I have a love and hate relationship with gift cards.
It’s nice to give someone a gift card because they can then buy whatever they most want. I’m all for this. This works especially well with retiring co-workers, as a thank you or with my mother. I like receiving gift cards too because it means I can buy what I want. But really, gift cards are evil little things. Most people say that they’re impersonal and miss the point of giving gifts. That’s not why they’re bad though. The real reason is that I, and the people who I give gift cards too, now know the monetary value of our relationship.
Among my financial bracket $20 is a good solid gift card amount. It’s also probably more than I would have spent if I had simply gone to a store and bought something. That includes shipping and handling. I’m not rich enough to be considered cheap at this point. But a gift card that’s less than $20 usually looks cheap. If I’d just gone to Best Buy or Target I could have gotten someone a good DVD for $14.99 or less. A cool graphic t-shirt for $12. A Thor hammer for $9.99. A box of your favorite chocolates for $5. And none of those says “cheap, but a $10 gift card – the horror.

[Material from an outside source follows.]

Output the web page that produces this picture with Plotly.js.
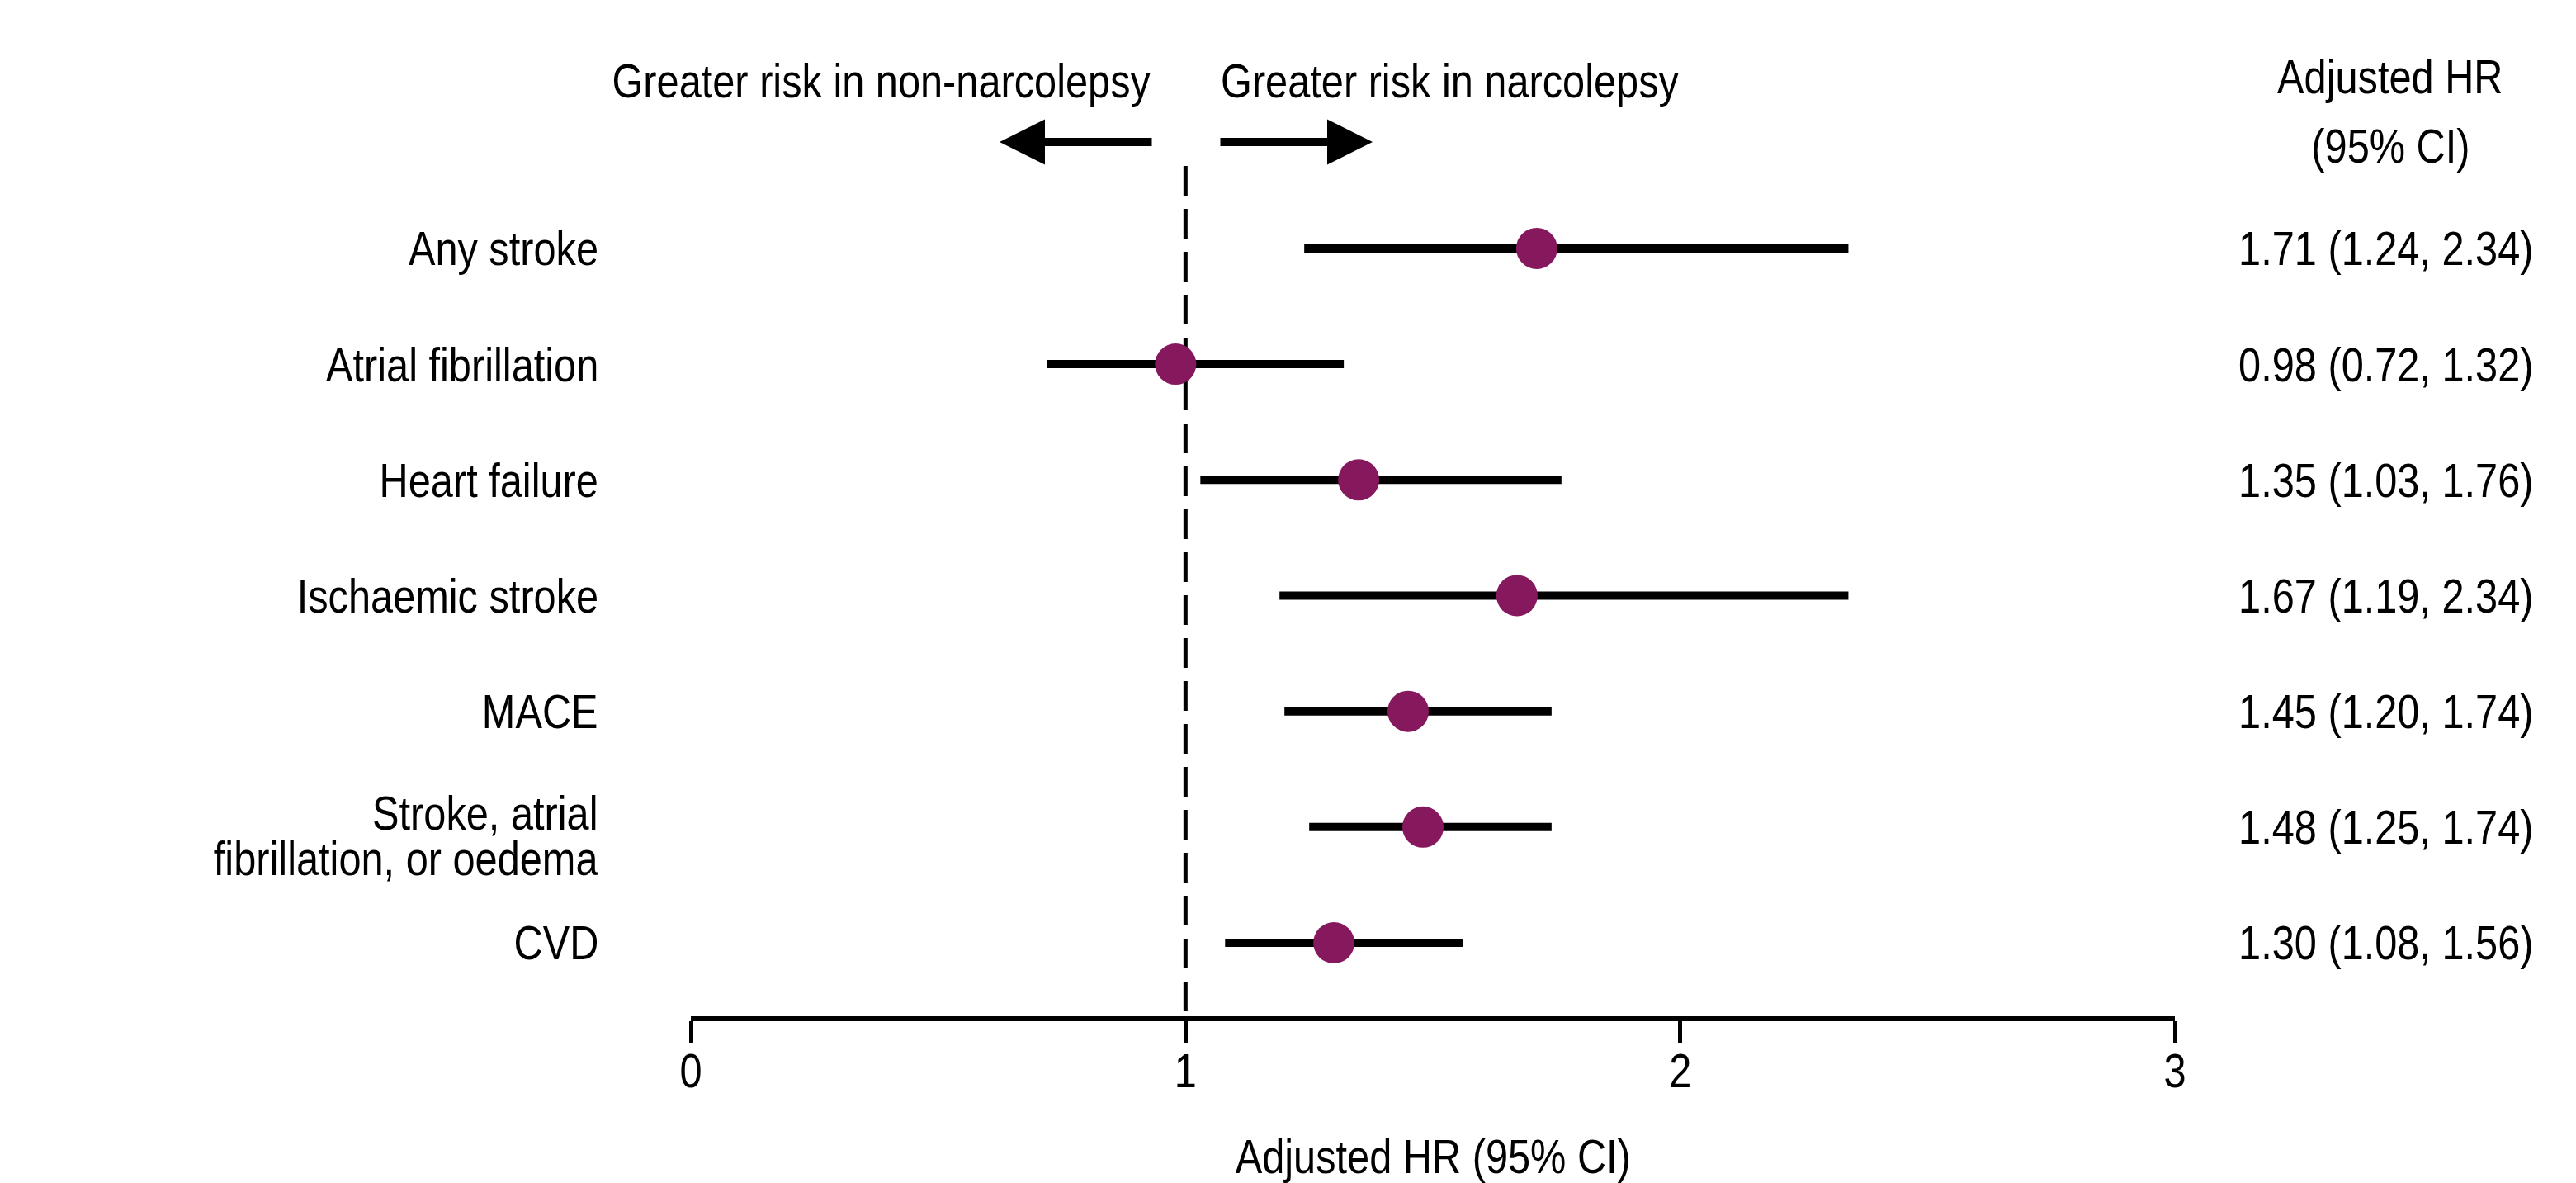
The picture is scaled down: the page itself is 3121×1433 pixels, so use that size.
<!DOCTYPE html>
<html>
<head>
<meta charset="utf-8">
<script src="https://cdn.plot.ly/plotly-3.0.1.min.js"></script>
<style>html,body{margin:0;padding:0;background:#fff;}#chart{width:3121px;height:1433px;}</style>
</head>
<body>
<div id="chart"></div>
<script>
// ---- data ----
const outcomes = ['Any stroke', 'Atrial fibrillation', 'Heart failure', 'Ischaemic stroke', 'MACE', 'Stroke, atrial<br>fibrillation, or oedema', 'CVD'];
const hrValues = [1.71, 0.98, 1.35, 1.67, 1.45, 1.48, 1.30];
const ciLower = [1.24, 0.72, 1.03, 1.19, 1.20, 1.25, 1.08];
const ciUpper = [2.34, 1.32, 1.76, 2.34, 1.74, 1.74, 1.56];
const xTicks = [0, 1, 2, 3];
const xTickLabels = ['0', '1', '2', '3'];
const referenceHR = 1;
const leftNote = 'Greater risk in non-narcolepsy';
const rightNote = 'Greater risk in narcolepsy';
const colHeader = ['Adjusted HR', '(95% CI)'];
const xTitle = 'Adjusted HR (95% CI)';

// ---- layout helpers ----
const W = 3121, H = 1433;
const px = v => v / W;
const py = v => 1 - v / H;
const FONT = '"Liberation Sans", Arial, sans-serif';
const FS = 58;
const NARROW = 0.84; // horizontal condensing to imitate a narrow sans
const LINE_EM = 0.95; // tight line pitch for wrapped labels
const purple = '#86185E';

const rowIdx = outcomes.map((_, i) => i);
const ciText = hrValues.map((v, i) => `${v.toFixed(2)} (${ciLower[i].toFixed(2)}, ${ciUpper[i].toFixed(2)})`);

const trace = {
  type: 'scatter',
  mode: 'markers',
  x: hrValues,
  y: rowIdx,
  marker: {size: 50, color: purple, line: {width: 0}},
  error_x: {
    type: 'data', symmetric: false,
    array: hrValues.map((v, i) => ciUpper[i] - v),
    arrayminus: hrValues.map((v, i) => v - ciLower[i]),
    thickness: 10, width: 0, color: '#000'
  },
  hoverinfo: 'skip',
  showlegend: false
};

const f = {family: FONT, size: FS, color: '#000'};
const annotations = [];
// row labels
outcomes.forEach((lab, i) => {
  const multi = lab.indexOf('<br>') >= 0;
  annotations.push({xref: 'paper', yref: 'y', x: px(727), y: i, xanchor: 'right', align: 'right',
    yanchor: 'middle', yshift: multi ? -20 : 0, text: lab, showarrow: false, font: f});
  // CI text
  annotations.push({xref: 'paper', yref: 'y', x: px(2891), y: i, xanchor: 'center', yanchor: 'middle',
    text: ciText[i], showarrow: false, font: f});
});
// header
annotations.push({xref: 'paper', yref: 'paper', x: px(2896), y: py(93), xanchor: 'center', yanchor: 'middle',
  text: colHeader[0], showarrow: false, font: f});
annotations.push({xref: 'paper', yref: 'paper', x: px(2896), y: py(177), xanchor: 'center', yanchor: 'middle',
  text: colHeader[1], showarrow: false, font: f});
// direction notes
annotations.push({xref: 'paper', yref: 'paper', x: px(1396), y: py(97), xanchor: 'right', align: 'right', yanchor: 'middle',
  text: leftNote, showarrow: false, font: f});
annotations.push({xref: 'paper', yref: 'paper', x: px(1477), y: py(97), xanchor: 'left', align: 'left', yanchor: 'middle',
  text: rightNote, showarrow: false, font: f});
// arrows
annotations.push({xref: 'paper', yref: 'paper', x: px(1211), y: py(172), ax: 186, ay: 0, axref: 'pixel', ayref: 'pixel',
  text: '', showarrow: true, arrowhead: 2, arrowsize: 1.1, arrowwidth: 10, arrowcolor: '#000', standoff: 0});
annotations.push({xref: 'paper', yref: 'paper', x: px(1663), y: py(172), ax: -186, ay: 0, axref: 'pixel', ayref: 'pixel',
  text: '', showarrow: true, arrowhead: 2, arrowsize: 1.1, arrowwidth: 10, arrowcolor: '#000', standoff: 0});
// x axis title
annotations.push({xref: 'paper', yref: 'paper', x: px(1736), y: py(1400), xanchor: 'center', yanchor: 'middle',
  text: xTitle, showarrow: false, font: f});

const layout = {
  width: W, height: H, autosize: false,
  margin: {l: 0, r: 0, t: 0, b: 0, pad: 0},
  paper_bgcolor: '#fff', plot_bgcolor: '#fff',
  font: f,
  xaxis: {
    domain: [px(837), px(2635)],
    range: [0, 3], tickvals: xTicks, ticktext: xTickLabels,
    showline: true, linewidth: 6, linecolor: '#000',
    ticks: 'outside', ticklen: 26, tickwidth: 5, tickcolor: '#000',
    ticklabelstandoff: -16,
    showgrid: false, zeroline: false,
    tickfont: f
  },
  yaxis: {
    domain: [py(1231), py(201)],
    range: [6.635, -0.713],
    showline: false, showgrid: false, zeroline: false, showticklabels: false, ticks: ''
  },
  shapes: [{
    type: 'line', xref: 'x', yref: 'paper', x0: referenceHR, x1: referenceHR, y0: py(201), y1: py(1240),
    line: {color: '#000', width: 5, dash: '36px,16px'}, layer: 'below'
  }],
  annotations: annotations
};

Plotly.newPlot('chart', [trace], layout, {displayModeBar: false, staticPlot: true}).then(gd => {
  gd.querySelectorAll('svg text').forEach(t => {
    if (t.getAttribute('data-narrow')) return;
    // tighten wrapped-line pitch
    t.querySelectorAll('tspan.line').forEach((ln, k) => {
      if (k > 0) ln.setAttribute('dy', (k * LINE_EM) + 'em');
    });
    const x = parseFloat(t.getAttribute('x')) || 0;
    const tr = t.getAttribute('transform') || '';
    t.setAttribute('transform', `${tr} translate(${x},0) scale(${NARROW},1) translate(${-x},0)`.trim());
    t.setAttribute('data-narrow', '1');
  });
});
</script>
</body>
</html>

That’s why I say wish lists reign supreme as the best way to shop for that third cousin twice removed and almost everyone else. You make a list of the things you want, I look at list, pick something I know you want at a good price bracket and give it to you knowing, KNOWING, that you will like it. It’s a win-win situation.
I’ll tell you why this is all still in keeping with the holiday spirit. Making wish lists is like making a list of all the toys we wanted Santa to bring us when we were kids. It’s a throwback to our childhood. Where we are still the child making lists, but now we are also the adults, the Santa’s, bringing joy to each other’s lives.
I in no way believe any of that last paragraph. But it sounds good, right?